Given records:
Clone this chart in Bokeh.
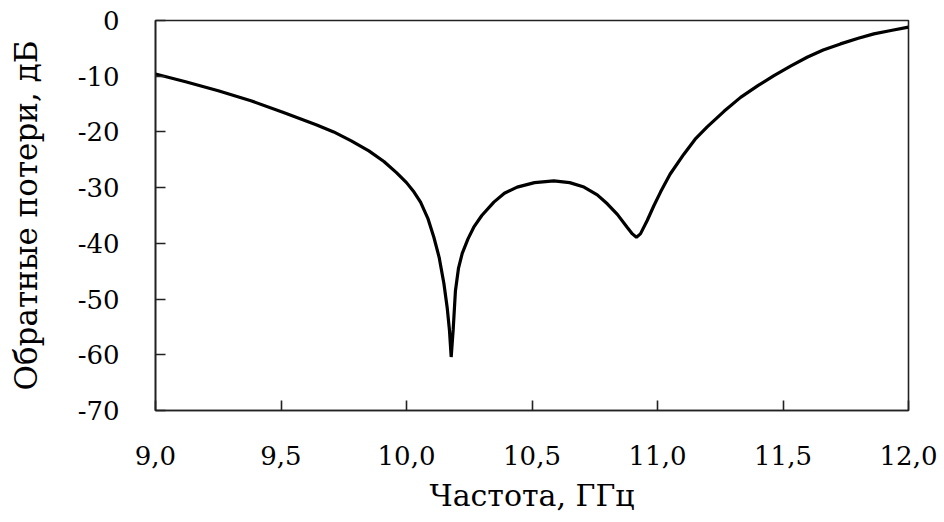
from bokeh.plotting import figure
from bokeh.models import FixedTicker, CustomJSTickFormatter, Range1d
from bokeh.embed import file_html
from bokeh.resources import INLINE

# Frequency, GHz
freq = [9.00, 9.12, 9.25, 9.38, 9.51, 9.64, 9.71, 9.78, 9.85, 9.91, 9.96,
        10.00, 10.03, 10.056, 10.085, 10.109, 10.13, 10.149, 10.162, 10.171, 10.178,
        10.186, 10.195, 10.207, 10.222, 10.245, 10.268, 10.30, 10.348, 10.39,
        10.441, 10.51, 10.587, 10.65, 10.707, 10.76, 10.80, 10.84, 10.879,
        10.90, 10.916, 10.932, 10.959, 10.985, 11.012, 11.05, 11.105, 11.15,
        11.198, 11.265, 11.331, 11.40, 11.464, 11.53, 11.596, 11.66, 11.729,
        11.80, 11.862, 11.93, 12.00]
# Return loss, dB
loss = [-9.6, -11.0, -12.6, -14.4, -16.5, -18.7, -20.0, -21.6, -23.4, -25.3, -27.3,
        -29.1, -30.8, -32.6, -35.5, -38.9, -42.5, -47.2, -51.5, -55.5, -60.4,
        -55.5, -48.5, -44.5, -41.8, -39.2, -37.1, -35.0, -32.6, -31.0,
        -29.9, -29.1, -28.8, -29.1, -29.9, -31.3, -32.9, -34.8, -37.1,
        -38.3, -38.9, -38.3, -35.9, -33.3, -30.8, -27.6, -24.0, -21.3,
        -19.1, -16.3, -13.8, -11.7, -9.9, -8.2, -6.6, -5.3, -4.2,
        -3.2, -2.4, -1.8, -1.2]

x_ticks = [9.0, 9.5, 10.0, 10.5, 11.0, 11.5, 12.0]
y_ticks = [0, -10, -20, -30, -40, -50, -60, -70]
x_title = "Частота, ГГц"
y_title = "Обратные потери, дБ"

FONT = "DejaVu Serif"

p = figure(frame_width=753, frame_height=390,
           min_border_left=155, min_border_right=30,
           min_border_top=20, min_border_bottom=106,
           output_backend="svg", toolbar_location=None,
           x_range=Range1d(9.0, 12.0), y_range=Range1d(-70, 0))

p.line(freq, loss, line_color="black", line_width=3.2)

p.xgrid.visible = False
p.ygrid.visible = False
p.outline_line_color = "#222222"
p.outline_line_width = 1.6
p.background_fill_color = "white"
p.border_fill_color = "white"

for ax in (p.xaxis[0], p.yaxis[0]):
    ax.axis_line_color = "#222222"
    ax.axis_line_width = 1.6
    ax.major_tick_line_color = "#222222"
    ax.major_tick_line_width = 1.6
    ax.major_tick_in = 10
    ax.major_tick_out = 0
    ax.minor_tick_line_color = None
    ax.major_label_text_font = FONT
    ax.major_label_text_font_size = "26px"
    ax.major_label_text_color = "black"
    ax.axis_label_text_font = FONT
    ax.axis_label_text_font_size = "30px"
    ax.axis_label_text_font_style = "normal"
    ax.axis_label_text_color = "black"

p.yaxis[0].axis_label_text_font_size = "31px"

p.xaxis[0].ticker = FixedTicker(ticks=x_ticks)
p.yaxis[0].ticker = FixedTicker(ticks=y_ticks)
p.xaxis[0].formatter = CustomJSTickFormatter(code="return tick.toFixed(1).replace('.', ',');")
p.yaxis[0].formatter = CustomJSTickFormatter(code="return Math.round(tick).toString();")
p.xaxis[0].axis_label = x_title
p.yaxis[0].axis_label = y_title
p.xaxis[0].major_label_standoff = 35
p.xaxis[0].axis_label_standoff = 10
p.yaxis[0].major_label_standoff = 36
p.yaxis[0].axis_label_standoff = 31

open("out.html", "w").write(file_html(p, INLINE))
==
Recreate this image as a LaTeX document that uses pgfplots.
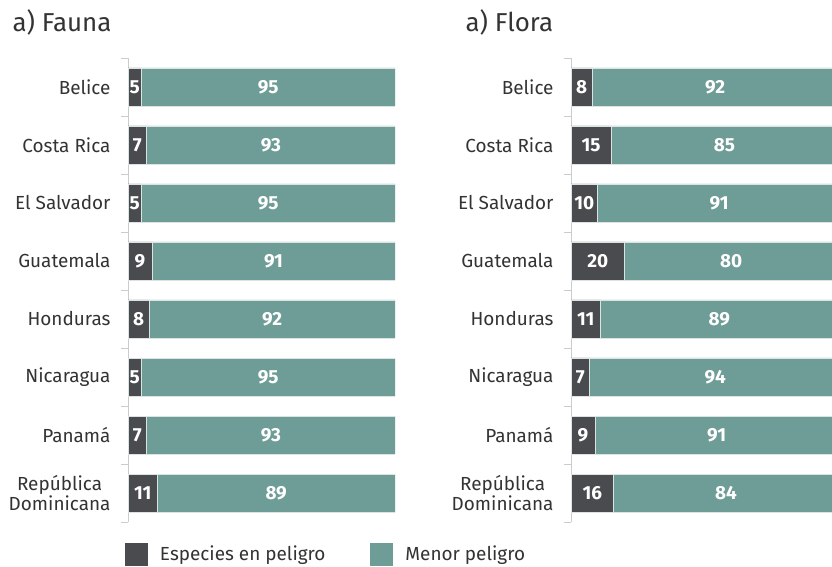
* * *
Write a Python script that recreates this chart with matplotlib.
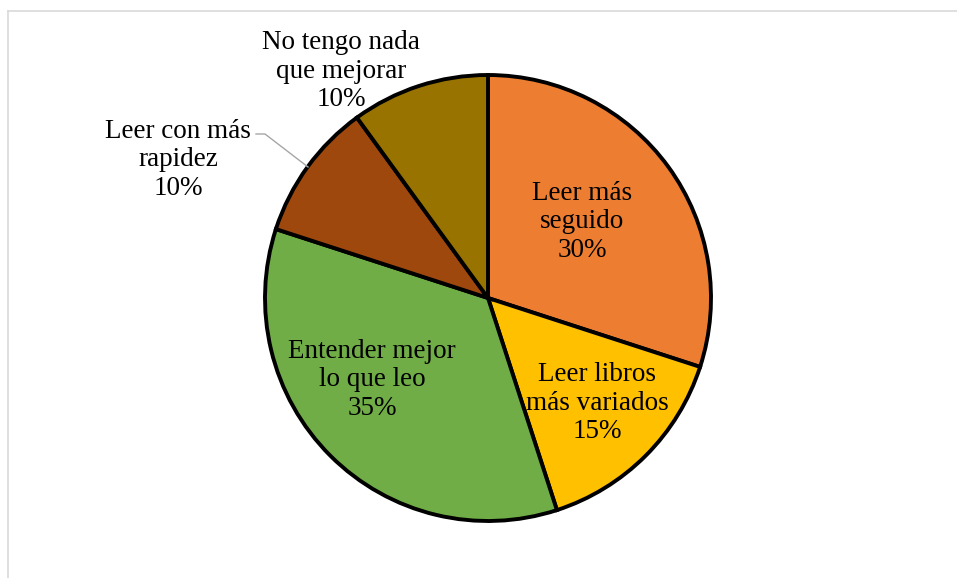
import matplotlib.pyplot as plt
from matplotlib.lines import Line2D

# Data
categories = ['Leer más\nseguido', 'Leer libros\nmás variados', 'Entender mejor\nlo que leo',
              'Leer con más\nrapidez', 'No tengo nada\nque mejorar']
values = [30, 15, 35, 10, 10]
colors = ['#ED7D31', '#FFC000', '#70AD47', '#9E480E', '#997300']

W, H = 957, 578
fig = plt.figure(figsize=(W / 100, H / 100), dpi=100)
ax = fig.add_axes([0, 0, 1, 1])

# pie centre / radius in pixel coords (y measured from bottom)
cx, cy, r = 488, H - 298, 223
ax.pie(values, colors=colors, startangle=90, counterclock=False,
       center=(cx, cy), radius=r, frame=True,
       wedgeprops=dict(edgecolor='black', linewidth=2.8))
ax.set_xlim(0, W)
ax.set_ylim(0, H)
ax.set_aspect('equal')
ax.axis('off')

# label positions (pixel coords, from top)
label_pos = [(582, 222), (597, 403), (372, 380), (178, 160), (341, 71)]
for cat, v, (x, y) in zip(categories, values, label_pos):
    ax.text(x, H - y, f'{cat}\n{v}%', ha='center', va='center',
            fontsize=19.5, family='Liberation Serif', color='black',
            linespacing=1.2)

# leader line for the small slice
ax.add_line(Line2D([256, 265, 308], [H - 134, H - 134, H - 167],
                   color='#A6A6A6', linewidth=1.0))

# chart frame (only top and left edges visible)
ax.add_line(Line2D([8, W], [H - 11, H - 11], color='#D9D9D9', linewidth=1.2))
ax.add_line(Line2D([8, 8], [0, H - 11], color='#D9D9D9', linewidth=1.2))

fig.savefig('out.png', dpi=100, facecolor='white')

Exercise aim:
Pull out only the lines from the one with "Clone this chart in Bokeh." up to and including the one with "from bokeh.resources import INLINE", and drop any pictures along the way.

Correct result:
Clone this chart in Bokeh.
from bokeh.plotting import figure
from bokeh.models import FixedTicker, CustomJSTickFormatter, Range1d
from bokeh.embed import file_html
from bokeh.resources import INLINE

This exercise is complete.